Movie Times High Noon/Love in the Afternoon
(1952/1957) The question of pacifism gets a (slight) hearing, right before the audience's age-old demand for violence has its way, as it always does and always will. Gary Cooper plays the newly retired Marshall Kane, his back against a wall as three criminals arrive on the noon train. Grace Kelly plays the marshall's Quaker wife. The action unfolds in real time, which adds to the tension. Cooper's ill-at-easeness complements the ideological questions. Note how Dirty Harry borrowed the last shot (in another ideologically tormented time, 20 years later). BILLED WITH Love in the Afternoon. An awkward farce about a Parisian private detective (Maurice Chevalier) whose music-student daughter is courting an infamous seducer (Gary Cooper). From the opening sequence, a parody of TV's Dragnet ("This is the city, Paris"), it's plain that director Billy Wilder wasn't responding to the Paris of the time, despite the extensive location work. The film is a pastiche of the movie-studio Paris of Wilder's early Paramount works of the 1930s, which is why the film has an intolerable airlessness. Worst, Wilder's star, a dying Cooper, is also trying to reach back into his past: clad in a tuxedo and smoking the cigarettes that were killing him, he tries to recall the ritzy handsomeness and sophistication that director Frank Capra rubbed off him irrevocably. Lighted to spare his age and his gauntness, Cooper looks like a ghost. It's a good thing that Audrey Hepburn is aboard to give this feeble film some beauty and energy. She sports a loose coiffure that's more youthful, even, than the gamine cut she made famous. The well-known bal musette tune "Fascination" was popularized by this movie. (Plays Aug 19-21 in Palo Alto at the Stanford Theatre.)

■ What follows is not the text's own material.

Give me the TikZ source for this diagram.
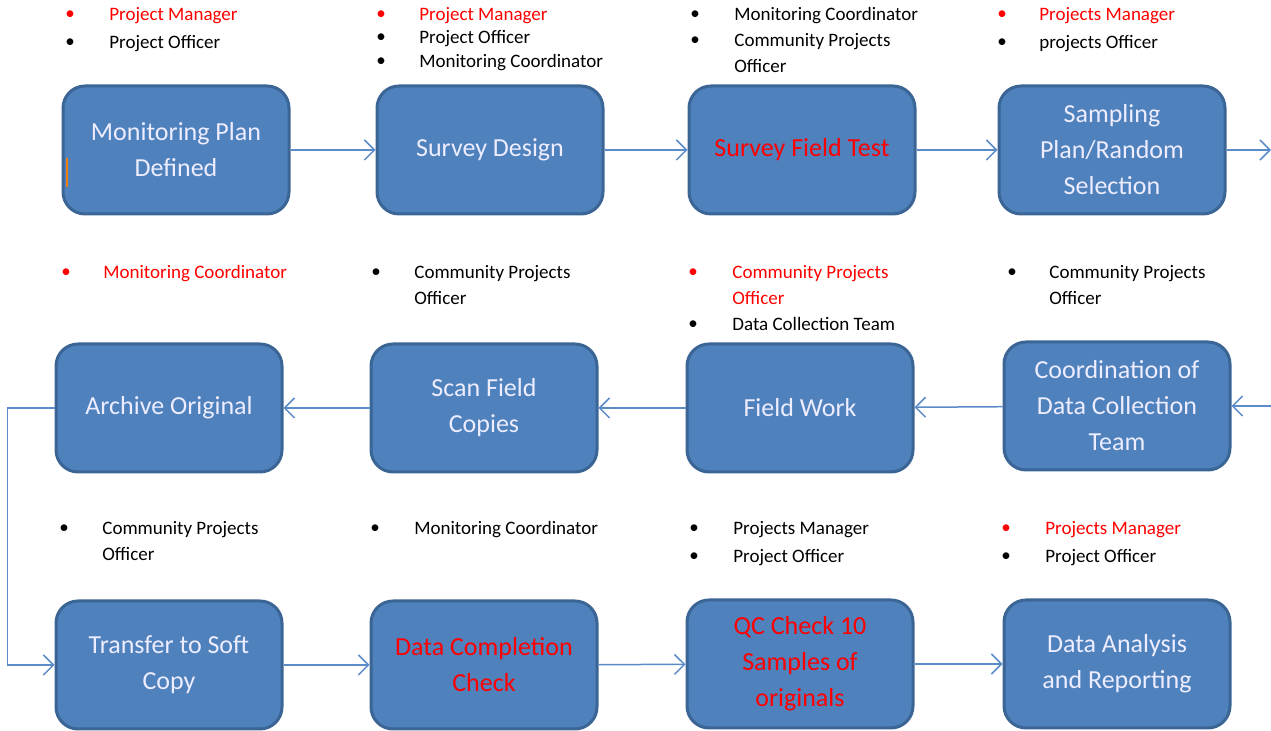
\documentclass[tikz,border=0pt]{standalone}
\usepackage{fontspec}
\setmainfont{Carlito}
\usepackage{xcolor}
\usetikzlibrary{arrows.meta}
\definecolor{boxfill}{HTML}{4F81BD}
\definecolor{boxline}{HTML}{3A6594}
\definecolor{flowline}{HTML}{5B8BC8}
\definecolor{lead}{HTML}{FF0000}

\begin{document}
\begin{tikzpicture}[x=0.5pt,y=-0.5pt]
\tikzset{task/.style={draw=boxline,fill=boxfill,line width=1.5pt,rounded corners=11pt,minimum width=113pt,minimum height=64pt,text=white!93!blue,align=center,font=\fontsize{13}{18}\selectfont}}
\tikzset{flow/.style={draw=flowline,line width=0.75pt,-{Straight Barb[length=5pt,width=10pt]}}}
\tikzset{dot/.style={anchor=base,inner sep=0pt,font=\fontsize{9.5}{13}\selectfont}}
\tikzset{who/.style={anchor=north west,align=left,inner sep=0pt,font=\fontsize{9.5}{13}\selectfont}}

\useasboundingbox (0,0) rectangle (1271,731);

\node[task] (plan) at (176,150) {Monitoring Plan\\Defined};
\node[task] (design) at (490,150) {Survey Design};
\node[task,text=lead] (test) at (802,150) {Survey Field Test};
\node[task] (sample) at (1112,150) {Sampling\\Plan/Random\\Selection};

\node[task] (archive) at (169,408) {Archive Original};
\node[task] (scan) at (484,408) {Scan Field\\Copies};
\node[task] (field) at (800,408) {Field Work};
\node[task] (coord) at (1117,406) {Coordination of\\Data Collection\\Team};

\node[task] (soft) at (169,665) {Transfer to Soft\\Copy};
\node[task,text=lead] (complete) at (484,665) {Data Completion\\Check};
\node[task,text=lead] (qc) at (800,664) {QC Check 10\\Samples of\\originals};
\node[task] (report) at (1117,664) {Data Analysis\\and Reporting};

\draw[draw=orange!75!brown,line width=1pt] (67,158) -- (67,187);

\coordinate (out) at (1271,150);
\coordinate (in) at (1271,406);

\draw[flow] (plan) -- (design);
\draw[flow] (design) -- (test);
\draw[flow] (test) -- (sample);
\draw[flow] (sample) -- (out);
\draw[flow] (in) -- (coord);
\draw[flow] (coord) -- (field);
\draw[flow] (field) -- (scan);
\draw[flow] (scan) -- (archive);
\draw[flow] (archive.west) -- ++(-47,0) |- (soft.west);
\draw[flow] (soft) -- (complete);
\draw[flow] (complete) -- (qc);
\draw[flow] (qc) -- (report);

\foreach \bx/\tx/\ty/\c/\t [count=\i] in {
  70/109/20/lead/{Project Manager},
  70/109/48/black/{Project Officer},
  381/419/20/lead/{Project Manager},
  381/419/43/black/{Project Officer},
  381/419/67/black/{Monitoring Coordinator},
  695/734/20/black/{Monitoring Coordinator},
  695/734/46/black/{Community Projects\\Officer},
  1002/1039/20/lead/{Projects Manager},
  1002/1039/48/black/{projects Officer},
  66/103/278/lead/{Monitoring Coordinator},
  376/414/278/black/{Community Projects\\Officer},
  693/732/278/lead/{Community Projects\\Officer},
  693/732/330/black/{Data Collection Team},
  1012/1049/278/black/{Community Projects\\Officer},
  64/102/534/black/{Community Projects\\Officer},
  375/414/534/black/{Monitoring Coordinator},
  694/733/534/black/{Projects Manager},
  694/733/562/black/{Project Officer},
  1006/1045/534/lead/{Projects Manager},
  1006/1045/562/black/{Project Officer}}
{
  \node[dot,text=\c] (dot\i) at (\bx,\ty) {\textbullet};
  \node[who,text=\c] (who\i) at (\tx,\ty-17.8) {\strut\t};
}

\end{tikzpicture}
\end{document}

Movie Times North by Northwest
(1959) The grandfather of the James Bond adventures, with ever-traveling hero, gentlemanly villain and untrustworthy woman—and smashing set pieces scored to ominous music (Bernard Herrmann), music that's like a whole separate layer of the film. When an ad man stands up at the wrong moment at the Plaza Hotel, he's mistaken for one Irving Kaplan, an American superagent; from this point on he's pursued by agents of the spymaster Van Damm (James Mason at his silkiest). The movie summed up Alfred Hitchcock's American films, according to the director. Those sniffing around the subtext of Hitch can find some meat in the Taming of the Squire sequences, in which the suave ad man, Roger O. Thornhill (Cary Grant), gets treated like a trick who won't leave by Eva Marie Saint. But mostly, the film is a surreal version of the pioneers' American journey, full of frontier tall-tale elements: from the Temperance fantasy of the city villains who force you to drink to the perilous train trip to the prairies, where a single biplane stands in for thousands of locusts. (Plays Aug 23 at sundown in San Jose at Cinema San Pedro; free; please, no outside food or drink.)

Movie Times Safety Last
(1923) The Boy (Harold Lloyd) leaves Great Bend and heads to the city. He sends back letters boasting of his accomplishments at a department store. Actually, he is a yardage clerk, and his efforts to hide this humble position get him into trouble. Having built this tower of lies, he ends up obliged to climb it. Hal Roach co-wrote Safety Last, and it has its crude side—more than a couple of black and Jew jokes intrude. But the gags about the maddeningly formal life in department stores are well observed: one wealthy dame is said to be shocked by the sight of Lloyd's shirt sleeves. And the finale is Lloyd's best-known scene, an example of the interior logic of silent comedy, in which it is only natural that a lion might be prowling a skyscraper. The action is built around the famous clock-tower scene—which Spider-Man 2 references, since who is Peter Parker if not the latest version of Lloyd's "specs character"? The clock has two hands, but Lloyd only had 1 1/2, since he had been maimed in a prop explosion years before. Chris Elliot at the Stanford's Wurlitzer. (Plays Aug 18 in Palo Alto at the Stanford Theatre.)